Scoperte le cause che in 50 anni hanno portato al degrado del colore giallo usato dal pittore surrealista catalano Juan Miró: il pigmento è sbiadito per colpa della sua stessa composizione chimica, oltre che per il modo in cui è stato prodotto e per le condizioni ambientali in cui la pittura è stata conservata. Lo dimostrano le analisi scientifiche condotte da un gruppo internazionale di esperti che comprende ricercatrici del Politecnico di Milano e dell’Università Ca’ Foscari di Venezia. I risultati dello studio sono pubblicati sulla rivista Heritage Science.
I ricercatori hanno analizzato nove campioni prelevati da dipinti, tubetti di pittura, tavolozze dell’artista, usando diverse tecniche analitiche: microscopia elettronica, fluorescenza ai raggi X al sincrotrone di Grenoble, spettroscopia infrarossa, micro-fotoluminescenza e analisi cromatografiche. La composizione chimica delle pitture e la struttura cristallina dei pigmenti sono gli indizi che hanno portato il team a sostenere che i colori degradati a base di giallo di cadmio provengano da tubetti di pittura prodotti dal marchio francese Lucien Lefebvre-Foinet, una casa parigina che produceva colori di alta qualità di cui si servivano artisti come Mondrian, Matisse e Giacometti. “La bassa cristallinità del pigmento lo espone a un’alta reattività foto-chimica", spiega Daniela Comelli del Politecnico di Milano. "Questa è tra le principali cause della vulnerabilità della pittura e va ricondotta al metodo con cui veniva sintetizzato il pigmento, metodo che tuttavia non è noto e di cui non sono state al momento ritrovate fonti storiche”.

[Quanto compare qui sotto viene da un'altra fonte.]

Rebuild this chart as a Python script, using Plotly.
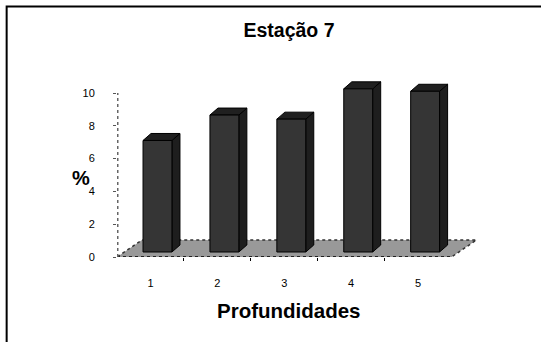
import plotly.graph_objects as go

# ---- data ----
categories = ["1", "2", "3", "4", "5"]
values = [6.8, 8.35, 8.1, 9.95, 9.8]
y_ticks = [0, 2, 4, 6, 8, 10]
title_text = "Estação 7"
x_title = "Profundidades"
y_title = "%"

# ---- geometry (pseudo-3D) in axis units ----
W, H = 541, 342
ml, mr, mt, mb = 117, 55.5, 77, 85
px_x = 67.0      # pixels per category unit
px_y = 16.4      # pixels per value unit
xr = [0.5, 0.5 + (W - ml - mr) / px_x]
yr = [0, (H - mt - mb) / px_y]

bar_shift_x = 0.105
bar_shift_y = 0.305
half_w = 0.216
dep_x = 0.12
dep_y = 0.427
floor_dx = 25 / px_x
floor_dy = 17 / px_y

fig = go.Figure()

n = len(categories)
pos = list(range(1, n + 1))

# floor
fx = [0.5, n + 0.5, n + 0.5 + floor_dx, 0.5 + floor_dx, 0.5]
fy = [0, 0, floor_dy, floor_dy, 0]
fig.add_trace(go.Scatter(x=fx, y=fy, mode="lines", fill="toself",
                         fillcolor="#999999",
                         line=dict(color="#333333", width=1.5, dash="dot"),
                         hoverinfo="skip", showlegend=False))
fig.add_trace(go.Scatter(x=[0.5, n + 0.5], y=[0, 0], mode="lines",
                         line=dict(color="#222222", width=2, dash="dot"),
                         hoverinfo="skip", showlegend=False))

for p, v in zip(pos, values):
    x0 = p + bar_shift_x - half_w
    x1 = p + bar_shift_x + half_w
    y0 = bar_shift_y
    y1 = bar_shift_y + v
    # side face
    fig.add_trace(go.Scatter(
        x=[x1, x1 + dep_x, x1 + dep_x, x1, x1],
        y=[y0, y0 + dep_y, y1 + dep_y, y1, y0],
        mode="lines", fill="toself", fillcolor="#1e1e1e",
        line=dict(color="#000000", width=1), hoverinfo="skip", showlegend=False))
    # top face
    fig.add_trace(go.Scatter(
        x=[x0, x1, x1 + dep_x, x0 + dep_x, x0],
        y=[y1, y1, y1 + dep_y, y1 + dep_y, y1],
        mode="lines", fill="toself", fillcolor="#202020",
        line=dict(color="#000000", width=1), hoverinfo="skip", showlegend=False))
    # front face
    fig.add_trace(go.Scatter(
        x=[x0, x1, x1, x0, x0],
        y=[y0, y0, y1, y1, y0],
        mode="lines", fill="toself", fillcolor="#353535",
        line=dict(color="#000000", width=1), hoverinfo="skip", showlegend=False))

# dotted value-axis line
fig.add_shape(type="line", xref="x", yref="y", x0=0.5, x1=0.5, y0=0, y1=10,
              line=dict(color="#666666", width=3, dash="dot"))

# outer border (paper coordinates computed from pixels)
pw = W - ml - mr
ph = H - mt - mb
def px2paper_x(px):
    return (px - ml) / pw
def px2paper_y(py):
    return (H - mb - py) / ph
fig.add_shape(type="rect", xref="paper", yref="paper",
              x0=px2paper_x(6.5), x1=px2paper_x(560),
              y0=px2paper_y(360), y1=px2paper_y(6.5),
              line=dict(color="#000000", width=2), layer="below")

font_family = "Arial, 'Liberation Sans', sans-serif"

fig.update_layout(
    width=W, height=H,
    margin=dict(l=ml, r=mr, t=mt, b=mb, autoexpand=False),
    paper_bgcolor="white", plot_bgcolor="white",
    showlegend=False,
    font=dict(family=font_family, color="#000000", size=11),
    title=dict(text="<b>" + title_text + "</b>", x=289 / W, xanchor="center",
               y=1 - 30 / H, yanchor="middle",
               font=dict(size=19.5, family=font_family, color="#000000")),
    xaxis=dict(range=xr, tickvals=pos, ticktext=categories,
               showgrid=False, zeroline=False, showline=False,
               ticks="", ticklabelstandoff=18,
               minor=dict(ticks="outside", tickvals=[1.5, 2.5, 3.5, 4.5],
                          ticklen=3, tickcolor="#000000", tickwidth=1),
               tickfont=dict(size=11, color="#000000")),
    yaxis=dict(range=yr, tickvals=y_ticks, showgrid=False, zeroline=False,
               showline=False, ticks="outside", ticklen=3,
               tickcolor="#555555", ticklabelstandoff=16,
               tickfont=dict(size=11, color="#000000")),
    annotations=[
        dict(text="<b>" + x_title + "</b>", xref="paper", yref="paper",
             x=px2paper_x(289), y=px2paper_y(310), xanchor="center",
             yanchor="middle", showarrow=False,
             font=dict(size=20.5, family=font_family, color="#000000")),
        dict(text="<b>" + y_title + "</b>", xref="paper", yref="paper",
             x=px2paper_x(80.5), y=px2paper_y(177.5), xanchor="center",
             yanchor="middle", showarrow=False,
             font=dict(size=20, family=font_family, color="#000000")),
    ],
)

fig.write_html("out.html")
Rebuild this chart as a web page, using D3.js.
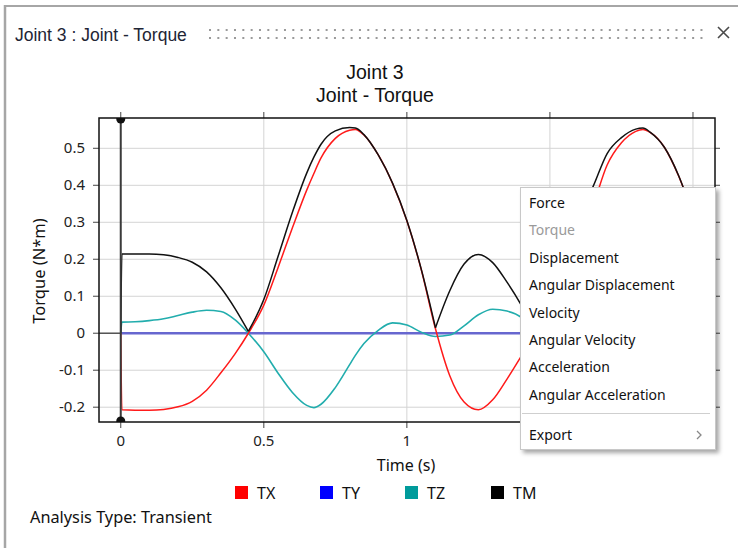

Infine, le condizioni ambientali di conservazione hanno fortemente contribuito alla trasformazione chimico-fisica del materiale. Campioni dalla stessa composizione chimica mostrano differenti livelli di degrado, e il colore meglio conservato viene da una tavolozza rimasta chiusa in un cassetto per 32 anni, al riparo da luce e sbalzi di umidità. “Per conservare il giallo cadmio di Miró, come quello di altri artisti, è necessario controllare i parametri ambientali, fra cui, l’esposizione alla luce e l’umidità relativa", aggiunge Francesca Caterina Izzo, dell’Università Ca’ Foscari Venezia. "Nei casi di superfici pittoriche molto degradate e pertanto fragili, può aiutare la protezione con un vetro in grado di filtrare le radiazioni ultraviolette, mentre meritano ulteriori studi soluzioni che prevedano l’applicazione di protettivi e consolidanti della pittura”.